◆ **Goal**
The line containing "plt.rcParams['axes.labelweight'] = 'bold'" marks the end: extract everything from the first line of the data through that line, exactly, with no pictures.

--- start of Given information ---

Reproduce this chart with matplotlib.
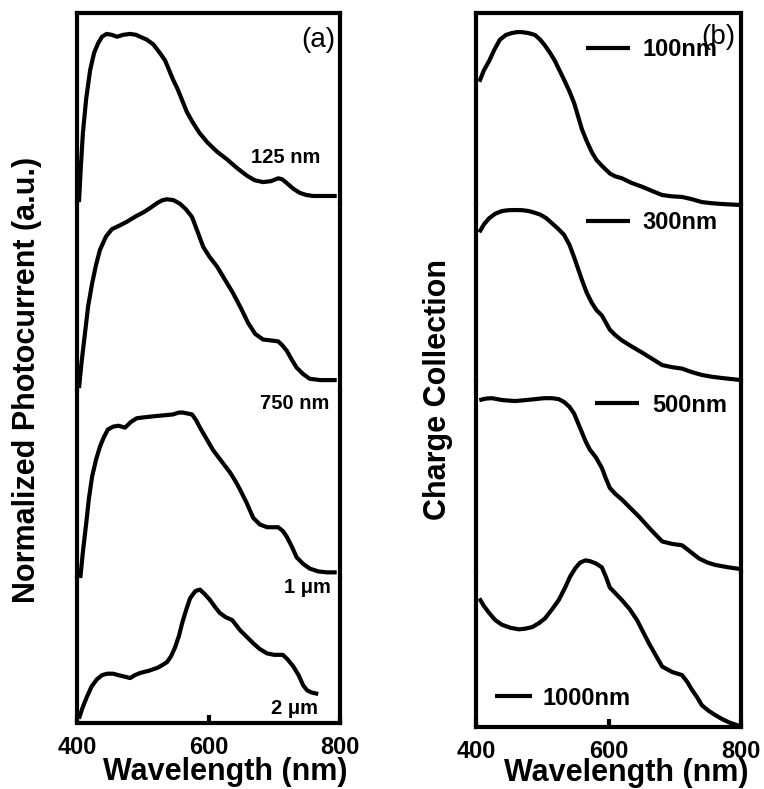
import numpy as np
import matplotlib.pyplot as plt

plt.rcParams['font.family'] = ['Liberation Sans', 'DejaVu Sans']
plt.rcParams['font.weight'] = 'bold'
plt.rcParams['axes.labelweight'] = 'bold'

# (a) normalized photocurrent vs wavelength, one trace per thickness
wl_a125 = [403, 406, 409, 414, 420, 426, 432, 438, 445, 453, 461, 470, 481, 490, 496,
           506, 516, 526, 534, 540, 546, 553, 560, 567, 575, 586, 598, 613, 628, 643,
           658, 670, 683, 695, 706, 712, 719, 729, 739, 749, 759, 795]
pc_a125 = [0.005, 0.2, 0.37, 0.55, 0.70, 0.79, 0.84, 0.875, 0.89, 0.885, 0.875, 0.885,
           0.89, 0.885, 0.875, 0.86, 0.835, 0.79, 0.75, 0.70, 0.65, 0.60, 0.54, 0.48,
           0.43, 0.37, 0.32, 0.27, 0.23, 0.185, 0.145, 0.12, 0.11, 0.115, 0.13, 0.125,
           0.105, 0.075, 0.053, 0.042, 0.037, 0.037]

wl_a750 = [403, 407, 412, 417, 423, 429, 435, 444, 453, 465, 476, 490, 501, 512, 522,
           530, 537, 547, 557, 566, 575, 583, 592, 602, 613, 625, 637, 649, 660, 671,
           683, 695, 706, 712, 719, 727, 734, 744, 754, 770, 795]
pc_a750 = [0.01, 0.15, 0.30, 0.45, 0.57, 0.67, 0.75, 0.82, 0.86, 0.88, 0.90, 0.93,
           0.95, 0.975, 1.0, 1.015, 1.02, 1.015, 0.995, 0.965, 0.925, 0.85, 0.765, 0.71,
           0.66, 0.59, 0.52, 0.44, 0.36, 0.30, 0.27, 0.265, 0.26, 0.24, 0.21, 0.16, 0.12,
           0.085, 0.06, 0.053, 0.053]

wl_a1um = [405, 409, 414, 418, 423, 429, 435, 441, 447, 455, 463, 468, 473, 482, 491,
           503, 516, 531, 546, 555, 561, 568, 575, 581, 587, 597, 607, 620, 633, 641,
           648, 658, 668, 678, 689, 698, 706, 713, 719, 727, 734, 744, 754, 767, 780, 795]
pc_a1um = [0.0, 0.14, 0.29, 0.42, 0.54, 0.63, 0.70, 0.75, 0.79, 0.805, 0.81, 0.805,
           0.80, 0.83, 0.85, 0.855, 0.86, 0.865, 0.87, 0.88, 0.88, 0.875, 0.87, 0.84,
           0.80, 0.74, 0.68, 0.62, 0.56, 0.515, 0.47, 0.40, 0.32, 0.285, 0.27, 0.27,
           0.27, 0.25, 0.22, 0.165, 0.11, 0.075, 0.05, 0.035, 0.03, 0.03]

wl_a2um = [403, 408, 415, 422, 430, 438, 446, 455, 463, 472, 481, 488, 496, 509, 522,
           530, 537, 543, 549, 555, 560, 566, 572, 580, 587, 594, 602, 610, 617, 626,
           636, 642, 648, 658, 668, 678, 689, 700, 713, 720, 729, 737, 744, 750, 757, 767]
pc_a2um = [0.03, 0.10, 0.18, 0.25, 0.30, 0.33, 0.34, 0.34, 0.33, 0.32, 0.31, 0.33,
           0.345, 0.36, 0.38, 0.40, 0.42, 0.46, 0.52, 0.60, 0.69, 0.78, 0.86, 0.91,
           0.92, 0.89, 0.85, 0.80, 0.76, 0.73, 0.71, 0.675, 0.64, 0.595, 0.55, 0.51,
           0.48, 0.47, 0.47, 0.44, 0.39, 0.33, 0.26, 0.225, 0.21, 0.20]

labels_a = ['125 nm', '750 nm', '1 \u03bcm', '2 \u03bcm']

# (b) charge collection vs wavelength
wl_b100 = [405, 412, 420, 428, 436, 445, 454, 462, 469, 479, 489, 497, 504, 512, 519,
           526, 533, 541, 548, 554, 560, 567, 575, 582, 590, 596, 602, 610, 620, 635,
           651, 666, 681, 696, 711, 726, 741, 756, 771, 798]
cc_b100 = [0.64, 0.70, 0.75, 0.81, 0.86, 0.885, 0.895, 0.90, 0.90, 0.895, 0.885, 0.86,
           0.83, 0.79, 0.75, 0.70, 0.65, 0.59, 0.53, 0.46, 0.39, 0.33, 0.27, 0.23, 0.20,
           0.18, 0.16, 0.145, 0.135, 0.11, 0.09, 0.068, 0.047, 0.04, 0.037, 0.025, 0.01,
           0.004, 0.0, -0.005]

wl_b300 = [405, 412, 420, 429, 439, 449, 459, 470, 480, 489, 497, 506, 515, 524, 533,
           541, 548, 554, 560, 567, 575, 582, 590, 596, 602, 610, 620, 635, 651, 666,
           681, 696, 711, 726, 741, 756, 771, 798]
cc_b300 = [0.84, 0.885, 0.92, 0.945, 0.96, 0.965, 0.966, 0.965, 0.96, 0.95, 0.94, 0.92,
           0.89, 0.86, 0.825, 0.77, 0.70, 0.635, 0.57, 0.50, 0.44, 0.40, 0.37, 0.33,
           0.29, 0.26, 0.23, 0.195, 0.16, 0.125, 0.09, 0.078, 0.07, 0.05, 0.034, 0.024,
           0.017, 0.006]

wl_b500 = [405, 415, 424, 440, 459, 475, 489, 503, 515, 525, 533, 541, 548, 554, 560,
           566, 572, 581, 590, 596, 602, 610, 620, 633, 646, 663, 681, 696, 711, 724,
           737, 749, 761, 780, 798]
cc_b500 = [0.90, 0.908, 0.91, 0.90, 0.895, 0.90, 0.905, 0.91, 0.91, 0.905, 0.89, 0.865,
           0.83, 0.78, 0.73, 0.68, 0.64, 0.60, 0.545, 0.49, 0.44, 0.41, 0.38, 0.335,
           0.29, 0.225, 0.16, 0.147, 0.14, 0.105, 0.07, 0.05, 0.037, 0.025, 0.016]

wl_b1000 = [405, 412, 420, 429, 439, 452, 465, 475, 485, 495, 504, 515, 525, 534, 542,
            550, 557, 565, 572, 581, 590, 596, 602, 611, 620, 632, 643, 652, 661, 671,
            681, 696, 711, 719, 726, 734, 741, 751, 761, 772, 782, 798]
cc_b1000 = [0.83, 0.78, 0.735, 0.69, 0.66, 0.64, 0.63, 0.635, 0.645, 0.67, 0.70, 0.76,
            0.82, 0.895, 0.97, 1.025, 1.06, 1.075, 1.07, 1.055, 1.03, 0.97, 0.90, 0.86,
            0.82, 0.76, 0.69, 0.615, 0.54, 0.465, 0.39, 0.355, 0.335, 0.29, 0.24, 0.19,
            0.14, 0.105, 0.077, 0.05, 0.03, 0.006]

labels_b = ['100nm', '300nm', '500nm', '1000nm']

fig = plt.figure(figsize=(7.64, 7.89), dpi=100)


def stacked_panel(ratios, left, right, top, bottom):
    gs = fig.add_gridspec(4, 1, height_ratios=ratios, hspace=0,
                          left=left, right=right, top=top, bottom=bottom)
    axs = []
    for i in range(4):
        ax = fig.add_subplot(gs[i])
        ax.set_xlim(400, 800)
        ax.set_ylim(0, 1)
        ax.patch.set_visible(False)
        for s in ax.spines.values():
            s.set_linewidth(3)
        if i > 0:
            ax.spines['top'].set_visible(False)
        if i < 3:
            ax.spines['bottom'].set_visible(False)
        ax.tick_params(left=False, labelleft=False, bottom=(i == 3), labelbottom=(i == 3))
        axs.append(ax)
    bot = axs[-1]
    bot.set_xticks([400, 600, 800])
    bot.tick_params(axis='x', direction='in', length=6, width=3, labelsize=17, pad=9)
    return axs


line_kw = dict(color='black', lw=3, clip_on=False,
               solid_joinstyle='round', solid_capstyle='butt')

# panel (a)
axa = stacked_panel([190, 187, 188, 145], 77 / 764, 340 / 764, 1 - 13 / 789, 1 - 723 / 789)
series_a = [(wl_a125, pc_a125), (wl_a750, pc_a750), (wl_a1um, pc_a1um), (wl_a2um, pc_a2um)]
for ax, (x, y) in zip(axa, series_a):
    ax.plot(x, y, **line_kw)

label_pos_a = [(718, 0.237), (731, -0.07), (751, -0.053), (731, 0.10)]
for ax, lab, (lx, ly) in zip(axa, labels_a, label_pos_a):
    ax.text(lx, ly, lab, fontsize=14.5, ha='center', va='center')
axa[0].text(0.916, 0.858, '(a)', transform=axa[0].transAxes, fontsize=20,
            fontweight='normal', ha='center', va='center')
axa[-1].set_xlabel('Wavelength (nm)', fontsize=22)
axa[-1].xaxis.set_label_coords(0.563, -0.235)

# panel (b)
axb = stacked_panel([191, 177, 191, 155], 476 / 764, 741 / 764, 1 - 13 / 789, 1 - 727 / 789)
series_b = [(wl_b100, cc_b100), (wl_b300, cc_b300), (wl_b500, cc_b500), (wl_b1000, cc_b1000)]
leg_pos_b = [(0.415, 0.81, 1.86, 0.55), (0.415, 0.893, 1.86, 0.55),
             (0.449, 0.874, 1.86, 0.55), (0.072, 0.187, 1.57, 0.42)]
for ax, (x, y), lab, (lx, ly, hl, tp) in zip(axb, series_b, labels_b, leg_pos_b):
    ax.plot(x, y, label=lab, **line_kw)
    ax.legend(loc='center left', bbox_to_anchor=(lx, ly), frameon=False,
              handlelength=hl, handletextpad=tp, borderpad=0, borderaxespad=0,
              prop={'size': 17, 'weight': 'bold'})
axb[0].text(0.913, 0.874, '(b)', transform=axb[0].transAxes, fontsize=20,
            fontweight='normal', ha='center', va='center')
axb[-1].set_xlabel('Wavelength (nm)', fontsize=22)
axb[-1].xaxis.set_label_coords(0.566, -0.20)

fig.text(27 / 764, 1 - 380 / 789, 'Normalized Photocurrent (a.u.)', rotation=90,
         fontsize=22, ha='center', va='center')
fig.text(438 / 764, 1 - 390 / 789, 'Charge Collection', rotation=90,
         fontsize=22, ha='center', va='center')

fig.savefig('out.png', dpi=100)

--- end of Given information ---

◆ **Expected answer**
Reproduce this chart with matplotlib.
import numpy as np
import matplotlib.pyplot as plt

plt.rcParams['font.family'] = ['Liberation Sans', 'DejaVu Sans']
plt.rcParams['font.weight'] = 'bold'
plt.rcParams['axes.labelweight'] = 'bold'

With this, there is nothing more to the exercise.